The Core Idea Behind the Advice
The statement about spending part of your life where you are not a minority is not about avoidance or separation. It is about development. It is about giving yourself a space to grow without constantly being filtered through someone else’s lens. For many Black students, especially young men, much of life involves navigating environments where they are judged before they are understood. That pressure shapes behavior. It can make you guarded, reactive, or overly aware of how you are being perceived. The suggestion to attend an environment where you are the majority is about removing that pressure, at least temporarily. It creates room to focus on identity without constant external interpretation. It allows you to explore who you are without having to defend it at the same time.
The Role of Historically Black Colleges and Universities
Institutions like Historically Black Colleges and Universities have long served this purpose. They provide an environment where Black students are not the exception, but the norm. This shift changes how people experience themselves. Instead of being defined by difference, students are surrounded by shared cultural understanding. That does not mean everyone is the same. It means the baseline assumption is familiarity rather than otherness. In that space, confidence can develop differently. Leadership, creativity, and expression are not constrained by the need to constantly explain or justify identity. This environment can be formative, especially during years when a person is still shaping their sense of self.
Learning to Carry Yourself Without Defensive Posture
One of the deeper points in the statement is about how a person carries themselves. When someone is constantly in a minority position, they may develop a defensive posture. This is not a weakness. It is a response to environment. Being in a space where that defense is not required allows a different kind of presence to emerge. A person can learn to move with confidence rather than caution. They can speak without over-calculating how they will be perceived. This does not remove awareness. It balances it. Over time, this experience can reshape how a person enters other spaces. They are no longer reacting. They are grounded.

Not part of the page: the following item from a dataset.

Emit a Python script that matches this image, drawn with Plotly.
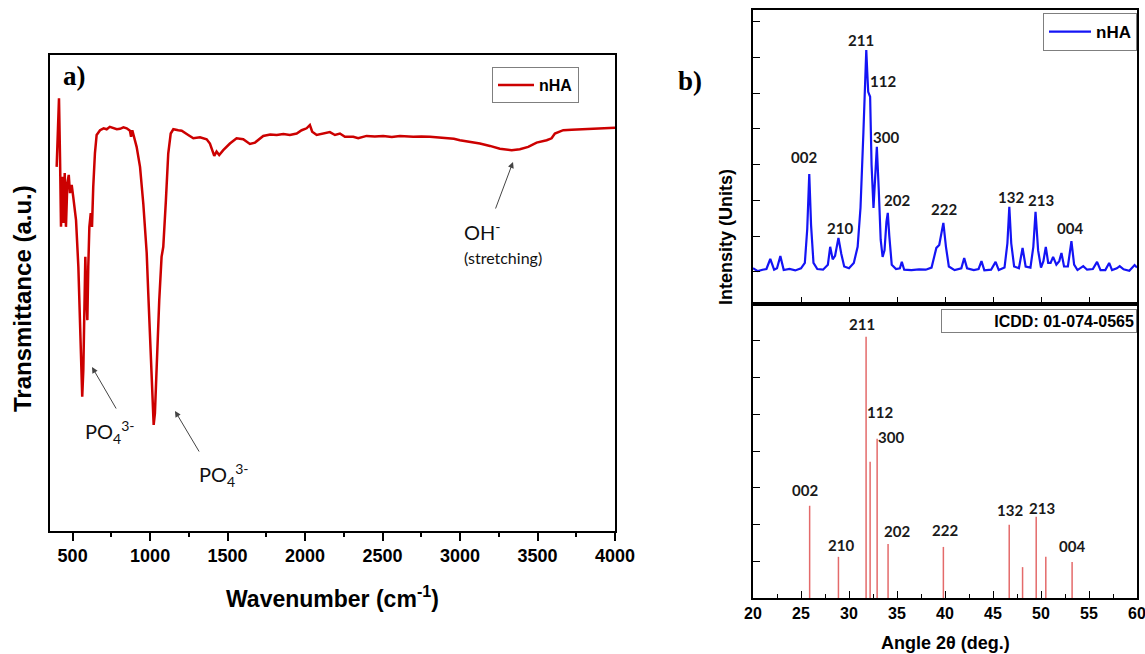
import plotly.graph_objects as go

# ---------------- FTIR data (panel a) ----------------
ftir_wavenumber = [397, 408, 412, 419, 425, 433, 440, 449, 457, 466, 475, 483, 494, 504, 522, 537, 548, 556, 562, 569,
                   575, 582, 588, 595, 601, 608, 617, 625, 633, 644, 655, 677, 700, 720, 740, 762, 785, 806, 828, 849,
                   870, 877, 885, 913, 935, 956, 967, 978, 988, 1004, 1017, 1023, 1031, 1042, 1059, 1074, 1085, 1102,
                   1117, 1133, 1150, 1182, 1204, 1246, 1279, 1322, 1365, 1386, 1414, 1429, 1446, 1472, 1515, 1558,
                   1601, 1644, 1677, 1730, 1775, 1817, 1860, 1902, 1946, 1978, 2010, 2031, 2046, 2075, 2117, 2160,
                   2193, 2225, 2257, 2311, 2343, 2397, 2450, 2504, 2560, 2612, 2698, 2750, 2806, 2860, 2913, 2960,
                   2999, 3064, 3128, 3193, 3257, 3333, 3386, 3440, 3494, 3559, 3591, 3612, 3666, 3720, 3773, 3830,
                   3881, 3940, 4000]
ftir_transmittance = [76.5, 84.9, 90.9, 77.9, 63.9, 74.4, 64.7, 75.2, 63.9, 73.1, 74.8, 71.0, 72.7, 70.2, 65.3, 55.5,
                      42.9, 32.4, 28.2, 33.8, 50.0, 57.6, 50.0, 44.3, 55.5, 63.9, 66.8, 63.9, 72.3, 79.4, 83.2, 84.2,
                      84.6, 84.4, 84.9, 84.7, 84.4, 84.5, 84.8, 84.6, 84.1, 82.8, 84.2, 80.7, 76.5, 68.8, 62.9, 58.4,
                      50.0, 35.9, 24.7, 22.3, 24.7, 35.9, 48.5, 57.6, 59.7, 69.5, 79.3, 83.5, 84.4, 84.2, 84.1, 83.2,
                      82.5, 82.7, 82.3, 81.4, 78.8, 79.7, 79.0, 80.0, 81.4, 82.5, 82.3, 81.3, 81.6, 83.0, 83.3, 83.2,
                      83.4, 83.2, 83.5, 84.2, 84.6, 85.3, 83.9, 83.2, 83.5, 83.8, 83.2, 83.5, 82.8, 82.8, 82.5, 83.0,
                      82.9, 83.0, 82.8, 83.0, 82.8, 82.9, 82.8, 82.7, 82.6, 82.4, 82.1, 81.8, 81.4, 80.9, 80.3, 80.0,
                      80.2, 80.7, 81.6, 82.1, 82.5, 83.5, 84.2, 84.3, 84.4, 84.5, 84.6, 84.6, 84.7]

# ---------------- XRD measured pattern (panel b, top) ----------------
xrd_angle = [20.0, 20.5, 21.0, 21.4, 21.8, 22.2, 22.5, 22.85, 23.2, 23.8, 24.4, 25.0, 25.4, 25.65, 25.86, 26.05,
             26.3, 26.7, 27.3, 27.8, 28.04, 28.3, 28.55, 28.9, 29.2, 29.5, 30.0, 30.5, 30.9, 31.2, 31.5, 31.7,
             31.8, 31.9, 32.0, 32.2, 32.35, 32.55, 32.75, 32.9, 33.1, 33.3, 33.5, 33.7, 33.9, 34.04, 34.2, 34.45,
             34.9, 35.3, 35.5, 35.75, 36.5, 37.3, 38.0, 38.6, 38.9, 39.1, 39.4, 39.83, 40.1, 40.4, 41.0, 41.7,
             42.0, 42.3, 43.0, 43.5, 43.8, 44.1, 44.8, 45.27, 45.6, 46.2, 46.5, 46.7, 46.9, 47.2, 47.7, 48.08,
             48.4, 48.9, 49.2, 49.43, 49.7, 50.0, 50.25, 50.5, 50.75, 51.0, 51.26, 51.6, 51.9, 52.13, 52.4, 52.8,
             53.17, 53.45, 53.8, 54.4, 54.8, 55.4, 55.84, 56.2, 56.7, 57.1, 57.4, 57.9, 58.2, 58.6, 59.2, 59.75,
             60.0]
xrd_intensity = [0.10, 0.02, 0.06, 0.08, 0.36, 0.06, 0.10, 0.44, 0.05, 0.08, 0.04, 0.10, 0.25, 1.20, 2.74, 1.30,
                 0.25, 0.08, 0.06, 0.20, 0.70, 0.35, 0.45, 0.95, 0.50, 0.15, 0.10, 0.25, 0.70, 1.80, 3.90, 5.80,
                 6.21, 5.60, 5.04, 4.90, 3.00, 1.79, 3.00, 3.50, 2.30, 0.90, 0.42, 0.60, 1.40, 1.65, 1.00, 0.20,
                 0.08, 0.10, 0.28, 0.06, 0.05, 0.07, 0.06, 0.12, 0.45, 0.67, 0.75, 1.37, 0.70, 0.15, 0.05, 0.10,
                 0.39, 0.10, 0.05, 0.08, 0.30, 0.04, 0.06, 0.28, 0.05, 0.12, 0.80, 1.82, 0.80, 0.15, 0.10, 0.67,
                 0.15, 0.12, 0.70, 1.68, 0.60, 0.12, 0.30, 0.70, 0.25, 0.25, 0.42, 0.20, 0.30, 0.53, 0.15, 0.15,
                 0.86, 0.20, 0.05, 0.16, 0.06, 0.08, 0.28, 0.05, 0.05, 0.25, 0.05, 0.10, 0.16, 0.07, 0.03, 0.19,
                 0.12]

# ---------------- ICDD reference sticks (panel b, bottom) ----------------
icdd_angle = [25.9, 28.9, 31.78, 32.2, 32.93, 34.07, 39.83, 46.69, 48.08, 49.5, 50.5, 53.24]
icdd_intensity = [2.51, 1.12, 7.11, 3.71, 4.33, 1.47, 1.39, 1.99, 0.84, 2.21, 1.12, 0.98]

# hkl labels: (text, angle, top-panel value, bottom-panel value)
hkl_text = ["211", "112", "300", "002", "210", "202", "222", "132", "213", "004"]
hkl_x_top = [31.25, 33.54, 33.85, 25.31, 29.06, 35.0, 39.9, 46.88, 50.0, 53.02]
hkl_y_top = [6.50, 5.35, 3.78, 3.22, 1.23, 2.01, 1.76, 2.10, 2.01, 1.23]
hkl_x_bot = [31.35, 33.23, 34.38, 25.42, 29.17, 35.0, 40.0, 46.77, 50.1, 53.23]
hkl_y_bot = [7.46, 5.06, 4.38, 2.94, 1.44, 1.82, 1.85, 2.39, 2.45, 1.41]

W, H = 1145, 654
def px(x):
    return x / W
def py(y):
    return 1 - y / H

ARIAL = "Liberation Sans"
TIMES = "Liberation Serif"
CAL = "Lato"

fig = go.Figure()

fig.add_trace(go.Scatter(x=ftir_wavenumber, y=ftir_transmittance, mode="lines", name="nHA",
                         line=dict(color="#CC0000", width=2.5), xaxis="x", yaxis="y", legend="legend"))
fig.add_trace(go.Scatter(x=xrd_angle, y=xrd_intensity, mode="lines", name="nHA",
                         line=dict(color="#1414F5", width=2.2), xaxis="x2", yaxis="y2", legend="legend2"))

stick_x, stick_y = [], []
for a, v in zip(icdd_angle, icdd_intensity):
    stick_x += [a, a, None]
    stick_y += [0, v, None]
fig.add_trace(go.Scatter(x=stick_x, y=stick_y, mode="lines", name="ICDD: 01-074-0565",
                         line=dict(color="#E46A6A", width=1.5), xaxis="x3", yaxis="y3", showlegend=False))

axis_common = dict(showline=True, linecolor="black", linewidth=1.5, mirror=True, showgrid=False,
                   zeroline=False, automargin=False)

fig.update_layout(
    width=W, height=H, margin=dict(l=0, r=0, t=0, b=0, autoexpand=False),
    paper_bgcolor="white", plot_bgcolor="white",
    xaxis=dict(domain=[px(50), px(615)], range=[354, 4000], anchor="y", tick0=0, dtick=500,
               ticks="outside", ticklen=8, tickwidth=1.5, tickcolor="black", ticklabeloverflow="allow",
               minor=dict(dtick=250, ticks="outside", ticklen=4, tickwidth=1.5, tickcolor="black"),
               tickfont=dict(family=ARIAL, size=18, color="black", weight="bold"), **axis_common),
    yaxis=dict(domain=[py(531), py(55)], range=[0, 100], anchor="x", showticklabels=False, ticks="",
               **axis_common),
    xaxis2=dict(domain=[px(753), px(1137)], range=[20, 60], anchor="y2", tick0=0, dtick=5,
                ticks="inside", ticklen=7, tickwidth=1.2, tickcolor="black", showticklabels=False,
                **axis_common),
    yaxis2=dict(domain=[py(304), py(10)], range=[-0.9, 7.33], anchor="x2", tick0=0, dtick=1,
                ticks="inside", ticklen=7, tickwidth=1.2, tickcolor="black", showticklabels=False,
                **axis_common),
    xaxis3=dict(domain=[px(753), px(1137)], range=[20, 60], anchor="y3", tick0=0, dtick=5,
                ticks="inside", ticklen=7, tickwidth=1.2, tickcolor="black", ticklabeloverflow="allow",
                minor=dict(dtick=2.5, ticks="inside", ticklen=4, tickwidth=1.2, tickcolor="black"),
                tickfont=dict(family=ARIAL, size=16, color="black", weight="bold"), **axis_common),
    yaxis3=dict(domain=[py(598), py(304)], range=[0, 8], anchor="x3", tick0=0, dtick=1,
                ticks="inside", ticklen=7, tickwidth=1.2, tickcolor="black", showticklabels=False,
                **axis_common),
    legend=dict(x=px(492), y=py(67), xanchor="left", yanchor="top", bgcolor="white",
                bordercolor="#7f7f7f", borderwidth=1, font=dict(family=ARIAL, size=16, color="black", weight="bold"),
                itemwidth=36, tracegroupgap=0),
    legend2=dict(x=px(1137), y=py(13), xanchor="right", yanchor="top", bgcolor="white",
                 bordercolor="#7f7f7f", borderwidth=1, font=dict(family=ARIAL, size=17, color="black", weight="bold"),
                 itemwidth=42),
)

ann = []
def txt(text, x, y, font, xref="paper", yref="paper", **kw):
    d = dict(text=text, x=x, y=y, xref=xref, yref=yref, showarrow=False, font=font,
             xanchor="center", yanchor="middle")
    d.update(kw)
    ann.append(d)

# panel letters
txt("a)", px(74), py(76), dict(family=TIMES, size=27, color="black", weight="bold"))
txt("b)", px(690), py(81), dict(family=TIMES, size=27, color="black", weight="bold"))
# axis titles
txt("Wavenumber (cm<sup>-1</sup>)", px(332), py(597), dict(family=ARIAL, size=23, color="black", weight="bold"))
txt("Transmittance (a.u.)", px(22), py(299), dict(family=ARIAL, size=24, color="black", weight="bold"),
    textangle=-90)
txt("Angle 2θ (deg.)", px(945), py(643), dict(family=ARIAL, size=18, color="black", weight="bold"))
txt("Intensity (Units)", px(726), py(237), dict(family=ARIAL, size=18, color="black", weight="bold"),
    textangle=-90)
# ICDD box
txt("ICDD: 01-074-0565", px(1137), py(309), dict(family=ARIAL, size=16, color="black", weight="bold"),
    xanchor="right", yanchor="top", align="right", width=190, height=18,
    bordercolor="#7f7f7f", borderwidth=1, borderpad=2, bgcolor="white")
# FTIR band labels
lab_font = dict(family=CAL, size=20, color="#111111")
txt("PO<sub>4</sub><sup>3-</sup>", px(83), py(432), lab_font, xanchor="left")
txt("PO<sub>4</sub><sup>3-</sup>", px(197), py(475), lab_font, xanchor="left")
txt("OH<sup>-</sup>", px(462), py(231), lab_font, xanchor="left")
txt("(stretching)", px(462), py(257), dict(family=CAL, size=16, color="#111111"), xanchor="left")
# arrows (head, tail offset in px)
for hx, hy, tx, ty in [(92, 367, 117, 410), (175, 411, 200, 453), (513, 162, 495, 210)]:
    ann.append(dict(text="", x=px(hx), y=py(hy), xref="paper", yref="paper", showarrow=True,
                    ax=tx - hx, ay=ty - hy, arrowhead=2, arrowsize=1.2, arrowwidth=1,
                    arrowcolor="#444444", standoff=0))
# hkl labels
hkl_font = dict(family=CAL, size=15, color="#1a1a1a", weight="bold")
for t, x, y in zip(hkl_text, hkl_x_top, hkl_y_top):
    txt(t, x, y, hkl_font, xref="x2", yref="y2")
for t, x, y in zip(hkl_text, hkl_x_bot, hkl_y_bot):
    txt(t, x, y, hkl_font, xref="x3", yref="y3")

fig.update_layout(annotations=ann)
fig.write_html("out.html")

The Long-Term Reality of Navigating Majority Spaces
The statement also acknowledges a broader reality. For many Black professionals, much of adult life will involve navigating majority-white or mixed environments. Corporate settings, institutions, and public spaces often reflect this dynamic. The advice is not to avoid those spaces. It is to prepare for them from a position of strength. Spending time in an environment where you are affirmed can build that foundation. It creates a reference point. When you later enter spaces where you are a minority, you are not defining yourself from scratch. You are bringing a developed sense of identity with you. That difference can influence how you respond to challenges and opportunities.
Confidence Built in Community
Confidence does not develop in isolation. It develops through interaction, feedback, and shared experience. In environments where students see themselves reflected in leadership, faculty, and peers, the possibilities feel more immediate. Representation matters not as a slogan, but as a daily experience. It shapes what feels normal and achievable. When a student sees others who look like them succeeding, leading, and creating, it expands their sense of what is possible. This is not about comparison. It is about exposure. The environment becomes a mirror that reinforces potential rather than limiting it.
Avoiding Misinterpretation of the Message
It is important not to misinterpret this advice as suggesting separation or superiority. The goal is not to avoid diversity or interaction with different groups. The goal is to build a strong sense of self before navigating complex environments. Diversity is valuable, but it can be challenging when a person has not yet developed a clear identity. Without that foundation, external perceptions can have a stronger impact. With it, a person can engage more effectively. They are not trying to fit in. They are contributing from a place of clarity.
Examples of the Impact
Consider a student who spends their college years in an environment where they are constantly aware of being different. They may succeed academically, but their energy is divided. Part of it goes toward managing perception. Now consider a student in an environment where they can focus primarily on growth and development. Their energy is more concentrated. They can explore leadership roles, creative expression, and intellectual challenges without the same level of external pressure. When both individuals enter the same professional space later, their preparation may feel different. The second student may carry a stronger sense of presence. That presence influences how they are perceived and how they respond.
Summary and Conclusion
The idea that you have your whole life to be a minority is not a rejection of broader society. It is a recognition of the importance of environment in shaping identity. Spending time in a space where you are the majority can provide a foundation of confidence, clarity, and self-understanding. Institutions like Historically Black Colleges and Universities offer that opportunity. From that foundation, a person can move into more diverse environments with a stronger sense of self. The goal is not to avoid challenge, but to prepare for it. In the end, how you carry yourself is influenced by where you learn to stand.